## Task directions
Give the count of lines holding the string "this" and nothing else.

## Exercise inputs
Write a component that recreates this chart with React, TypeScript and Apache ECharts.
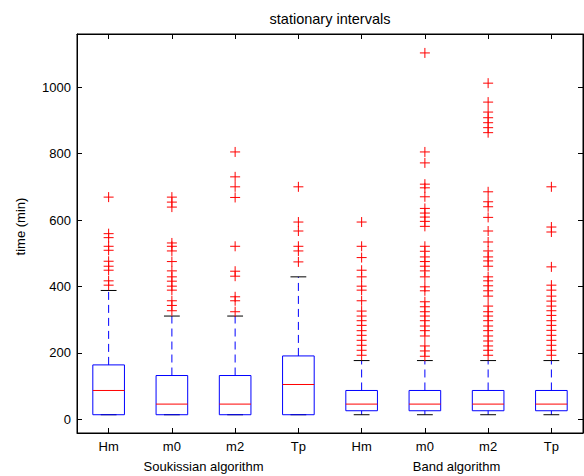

--

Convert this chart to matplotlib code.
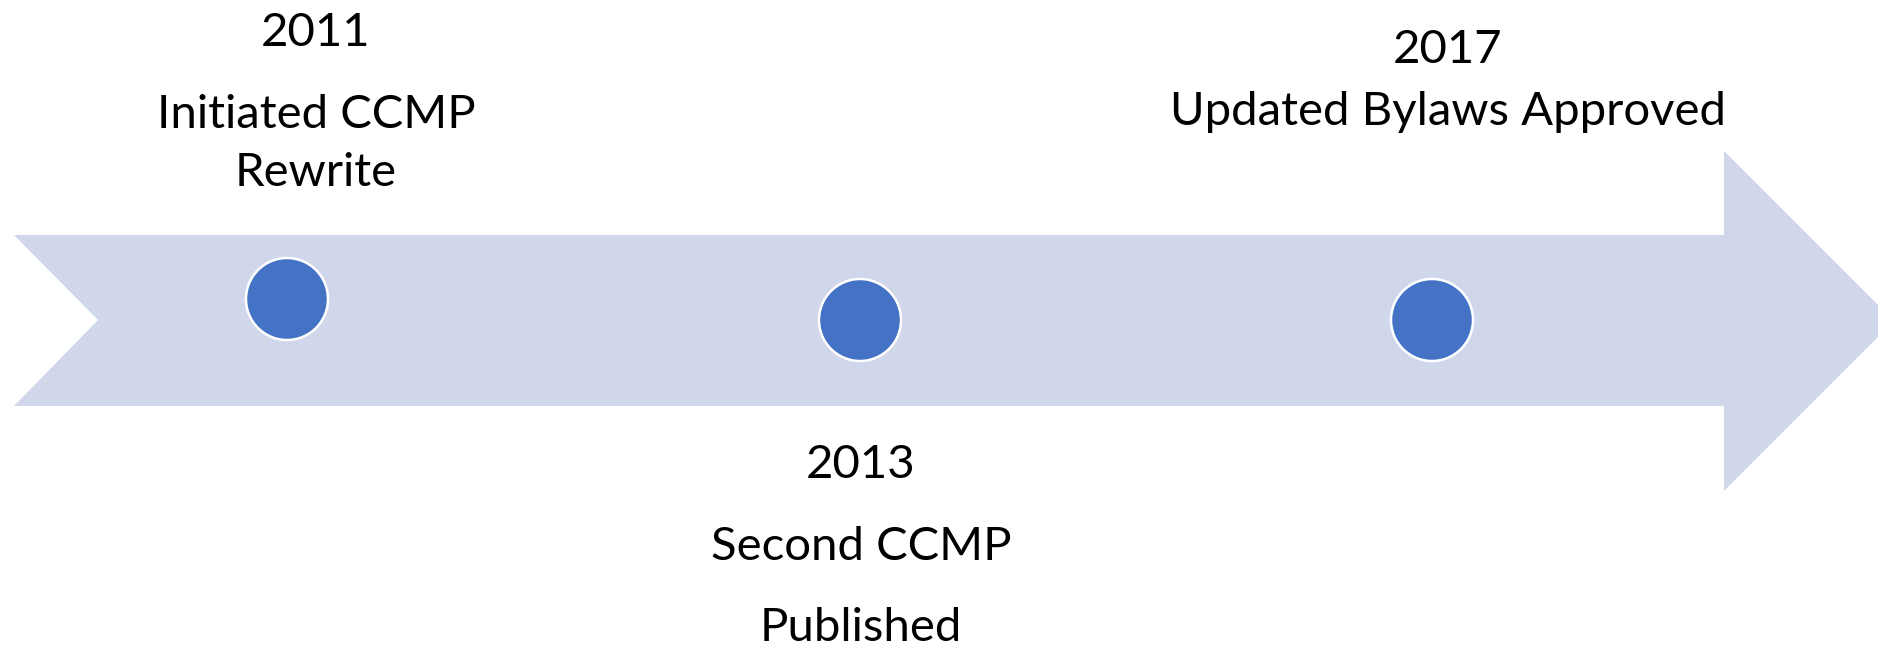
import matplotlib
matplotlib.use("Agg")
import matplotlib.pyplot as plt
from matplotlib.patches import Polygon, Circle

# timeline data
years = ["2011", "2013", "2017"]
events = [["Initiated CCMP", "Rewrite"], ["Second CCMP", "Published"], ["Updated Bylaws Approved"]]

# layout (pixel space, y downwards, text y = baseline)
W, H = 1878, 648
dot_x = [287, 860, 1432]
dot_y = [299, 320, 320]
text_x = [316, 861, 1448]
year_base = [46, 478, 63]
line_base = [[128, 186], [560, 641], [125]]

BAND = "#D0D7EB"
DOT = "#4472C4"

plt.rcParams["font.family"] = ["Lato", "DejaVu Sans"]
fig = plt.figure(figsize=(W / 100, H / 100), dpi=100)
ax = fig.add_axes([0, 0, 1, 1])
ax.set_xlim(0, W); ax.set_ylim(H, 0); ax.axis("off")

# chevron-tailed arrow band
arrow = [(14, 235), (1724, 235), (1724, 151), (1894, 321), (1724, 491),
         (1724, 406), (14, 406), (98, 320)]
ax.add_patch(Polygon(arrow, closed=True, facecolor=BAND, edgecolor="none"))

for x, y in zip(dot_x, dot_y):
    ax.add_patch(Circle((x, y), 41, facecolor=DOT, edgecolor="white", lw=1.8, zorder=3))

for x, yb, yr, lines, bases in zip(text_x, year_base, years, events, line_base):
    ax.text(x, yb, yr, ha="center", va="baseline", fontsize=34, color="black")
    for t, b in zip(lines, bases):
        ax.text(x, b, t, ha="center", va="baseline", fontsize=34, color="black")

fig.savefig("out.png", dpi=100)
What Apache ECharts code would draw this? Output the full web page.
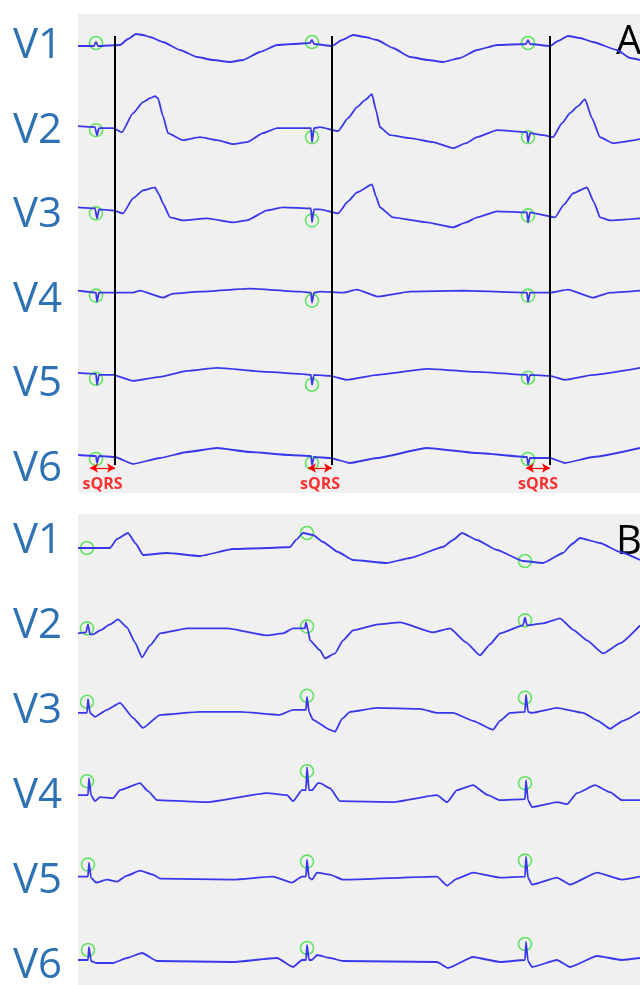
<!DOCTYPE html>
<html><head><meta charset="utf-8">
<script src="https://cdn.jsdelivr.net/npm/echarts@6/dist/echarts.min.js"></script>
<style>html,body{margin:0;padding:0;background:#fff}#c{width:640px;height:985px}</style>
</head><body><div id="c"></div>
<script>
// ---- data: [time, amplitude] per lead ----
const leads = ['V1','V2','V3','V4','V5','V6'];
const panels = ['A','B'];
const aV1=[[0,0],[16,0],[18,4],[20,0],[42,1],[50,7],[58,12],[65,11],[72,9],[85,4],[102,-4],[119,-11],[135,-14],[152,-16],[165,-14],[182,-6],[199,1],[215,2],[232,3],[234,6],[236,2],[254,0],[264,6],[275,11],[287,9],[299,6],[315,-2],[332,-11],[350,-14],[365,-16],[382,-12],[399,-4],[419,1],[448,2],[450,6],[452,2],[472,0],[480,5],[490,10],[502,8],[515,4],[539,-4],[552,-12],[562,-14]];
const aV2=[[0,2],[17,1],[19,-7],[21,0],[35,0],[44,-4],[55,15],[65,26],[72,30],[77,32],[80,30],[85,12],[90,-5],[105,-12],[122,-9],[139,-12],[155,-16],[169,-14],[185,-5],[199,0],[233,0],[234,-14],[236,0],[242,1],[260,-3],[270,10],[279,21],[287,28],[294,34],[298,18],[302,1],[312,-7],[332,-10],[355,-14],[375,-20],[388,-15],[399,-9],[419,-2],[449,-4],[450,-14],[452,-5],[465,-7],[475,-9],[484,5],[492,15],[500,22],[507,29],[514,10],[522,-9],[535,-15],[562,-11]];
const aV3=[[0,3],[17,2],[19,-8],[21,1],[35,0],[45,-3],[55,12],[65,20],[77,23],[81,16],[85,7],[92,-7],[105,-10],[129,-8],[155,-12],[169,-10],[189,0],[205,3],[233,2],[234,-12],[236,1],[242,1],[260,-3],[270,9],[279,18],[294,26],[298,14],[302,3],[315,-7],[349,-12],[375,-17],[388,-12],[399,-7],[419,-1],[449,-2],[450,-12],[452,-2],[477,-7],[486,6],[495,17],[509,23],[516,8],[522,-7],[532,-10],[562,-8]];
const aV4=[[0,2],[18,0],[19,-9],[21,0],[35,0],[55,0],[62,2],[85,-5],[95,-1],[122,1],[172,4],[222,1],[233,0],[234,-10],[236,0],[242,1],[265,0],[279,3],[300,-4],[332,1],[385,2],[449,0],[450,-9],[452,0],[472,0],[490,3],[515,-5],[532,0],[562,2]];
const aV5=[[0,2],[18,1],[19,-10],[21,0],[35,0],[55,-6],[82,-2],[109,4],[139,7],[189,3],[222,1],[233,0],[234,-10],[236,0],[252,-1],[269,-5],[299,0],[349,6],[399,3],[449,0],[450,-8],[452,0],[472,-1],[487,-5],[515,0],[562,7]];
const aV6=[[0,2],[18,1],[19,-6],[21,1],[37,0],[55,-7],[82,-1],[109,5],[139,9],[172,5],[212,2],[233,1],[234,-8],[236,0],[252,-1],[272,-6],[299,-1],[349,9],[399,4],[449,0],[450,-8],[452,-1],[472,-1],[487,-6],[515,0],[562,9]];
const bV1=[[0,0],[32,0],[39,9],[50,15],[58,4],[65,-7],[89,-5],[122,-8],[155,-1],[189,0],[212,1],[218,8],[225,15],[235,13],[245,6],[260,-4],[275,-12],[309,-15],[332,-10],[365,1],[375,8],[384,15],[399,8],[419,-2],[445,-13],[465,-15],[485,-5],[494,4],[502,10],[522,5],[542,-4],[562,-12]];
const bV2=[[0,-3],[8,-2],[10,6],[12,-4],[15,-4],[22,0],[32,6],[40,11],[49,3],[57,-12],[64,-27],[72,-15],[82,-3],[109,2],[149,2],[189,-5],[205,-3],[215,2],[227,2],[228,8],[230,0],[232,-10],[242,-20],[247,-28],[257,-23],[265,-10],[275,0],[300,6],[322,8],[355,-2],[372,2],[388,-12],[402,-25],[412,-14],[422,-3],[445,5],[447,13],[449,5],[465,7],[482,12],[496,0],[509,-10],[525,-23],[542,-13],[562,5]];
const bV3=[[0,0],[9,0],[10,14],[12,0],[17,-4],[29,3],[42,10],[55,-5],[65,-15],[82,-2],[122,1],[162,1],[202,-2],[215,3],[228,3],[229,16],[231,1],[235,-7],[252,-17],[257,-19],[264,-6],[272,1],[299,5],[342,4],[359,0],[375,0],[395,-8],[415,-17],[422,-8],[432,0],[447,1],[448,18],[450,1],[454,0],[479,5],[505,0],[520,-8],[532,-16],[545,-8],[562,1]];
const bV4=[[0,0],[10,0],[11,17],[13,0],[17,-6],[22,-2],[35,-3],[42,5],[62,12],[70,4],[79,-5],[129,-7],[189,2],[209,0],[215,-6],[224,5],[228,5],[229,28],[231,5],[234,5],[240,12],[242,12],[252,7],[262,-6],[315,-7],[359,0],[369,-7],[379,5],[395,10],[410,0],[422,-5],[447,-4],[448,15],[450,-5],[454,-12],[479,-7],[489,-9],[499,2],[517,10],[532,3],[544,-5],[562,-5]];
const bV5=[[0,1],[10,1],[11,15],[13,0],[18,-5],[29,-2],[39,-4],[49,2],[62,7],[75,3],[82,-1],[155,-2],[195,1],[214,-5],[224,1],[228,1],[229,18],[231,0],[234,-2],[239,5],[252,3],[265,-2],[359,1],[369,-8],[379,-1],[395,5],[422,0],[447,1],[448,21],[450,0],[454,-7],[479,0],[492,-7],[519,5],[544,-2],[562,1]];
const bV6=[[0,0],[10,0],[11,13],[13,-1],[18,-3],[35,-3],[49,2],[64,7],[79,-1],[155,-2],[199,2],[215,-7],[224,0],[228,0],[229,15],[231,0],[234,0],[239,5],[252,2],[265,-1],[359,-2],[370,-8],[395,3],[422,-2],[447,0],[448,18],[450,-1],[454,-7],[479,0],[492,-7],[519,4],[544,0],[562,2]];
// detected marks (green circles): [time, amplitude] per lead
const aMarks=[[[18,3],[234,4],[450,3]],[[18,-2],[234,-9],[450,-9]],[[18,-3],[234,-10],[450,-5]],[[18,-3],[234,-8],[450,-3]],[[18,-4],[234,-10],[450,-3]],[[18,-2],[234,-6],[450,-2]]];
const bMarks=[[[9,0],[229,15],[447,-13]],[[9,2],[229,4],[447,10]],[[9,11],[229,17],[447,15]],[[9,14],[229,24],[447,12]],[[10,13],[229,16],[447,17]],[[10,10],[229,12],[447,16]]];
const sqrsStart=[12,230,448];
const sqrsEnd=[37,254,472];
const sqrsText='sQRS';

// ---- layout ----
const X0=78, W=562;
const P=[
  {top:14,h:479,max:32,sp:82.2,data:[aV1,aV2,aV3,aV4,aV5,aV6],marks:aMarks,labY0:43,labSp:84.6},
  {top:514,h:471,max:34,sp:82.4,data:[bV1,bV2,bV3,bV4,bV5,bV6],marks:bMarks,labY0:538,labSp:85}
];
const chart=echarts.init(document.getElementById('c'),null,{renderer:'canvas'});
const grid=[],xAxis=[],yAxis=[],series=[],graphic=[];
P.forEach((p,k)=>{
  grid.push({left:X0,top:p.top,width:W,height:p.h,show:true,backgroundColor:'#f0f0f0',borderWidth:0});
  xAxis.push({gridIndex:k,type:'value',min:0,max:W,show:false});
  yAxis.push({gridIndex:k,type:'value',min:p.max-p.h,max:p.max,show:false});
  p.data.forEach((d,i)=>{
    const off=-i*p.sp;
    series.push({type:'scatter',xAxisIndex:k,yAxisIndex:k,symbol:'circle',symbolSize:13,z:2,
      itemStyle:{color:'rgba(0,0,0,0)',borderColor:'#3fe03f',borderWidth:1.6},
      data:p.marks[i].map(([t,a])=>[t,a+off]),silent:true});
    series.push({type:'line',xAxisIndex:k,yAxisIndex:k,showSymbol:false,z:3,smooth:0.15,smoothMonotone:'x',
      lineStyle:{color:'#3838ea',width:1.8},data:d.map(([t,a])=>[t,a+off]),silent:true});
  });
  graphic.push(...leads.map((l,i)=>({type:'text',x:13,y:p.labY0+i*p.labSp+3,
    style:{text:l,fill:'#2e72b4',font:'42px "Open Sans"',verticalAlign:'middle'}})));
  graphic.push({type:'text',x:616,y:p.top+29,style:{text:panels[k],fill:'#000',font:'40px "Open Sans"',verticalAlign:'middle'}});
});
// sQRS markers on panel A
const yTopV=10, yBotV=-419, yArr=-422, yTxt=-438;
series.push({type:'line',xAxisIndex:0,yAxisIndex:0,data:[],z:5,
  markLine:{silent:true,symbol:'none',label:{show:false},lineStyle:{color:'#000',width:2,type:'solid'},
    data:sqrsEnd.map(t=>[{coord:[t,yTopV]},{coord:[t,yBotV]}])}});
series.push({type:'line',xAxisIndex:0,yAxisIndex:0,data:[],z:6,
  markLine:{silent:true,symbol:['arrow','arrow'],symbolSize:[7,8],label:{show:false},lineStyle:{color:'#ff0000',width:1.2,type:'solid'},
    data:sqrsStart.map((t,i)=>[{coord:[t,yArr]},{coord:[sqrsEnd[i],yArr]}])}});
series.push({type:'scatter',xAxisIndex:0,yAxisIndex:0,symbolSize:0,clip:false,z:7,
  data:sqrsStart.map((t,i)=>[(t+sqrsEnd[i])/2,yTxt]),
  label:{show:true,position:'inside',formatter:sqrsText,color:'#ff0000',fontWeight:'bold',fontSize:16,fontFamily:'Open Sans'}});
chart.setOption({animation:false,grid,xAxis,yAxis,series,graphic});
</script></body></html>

## Correct response
3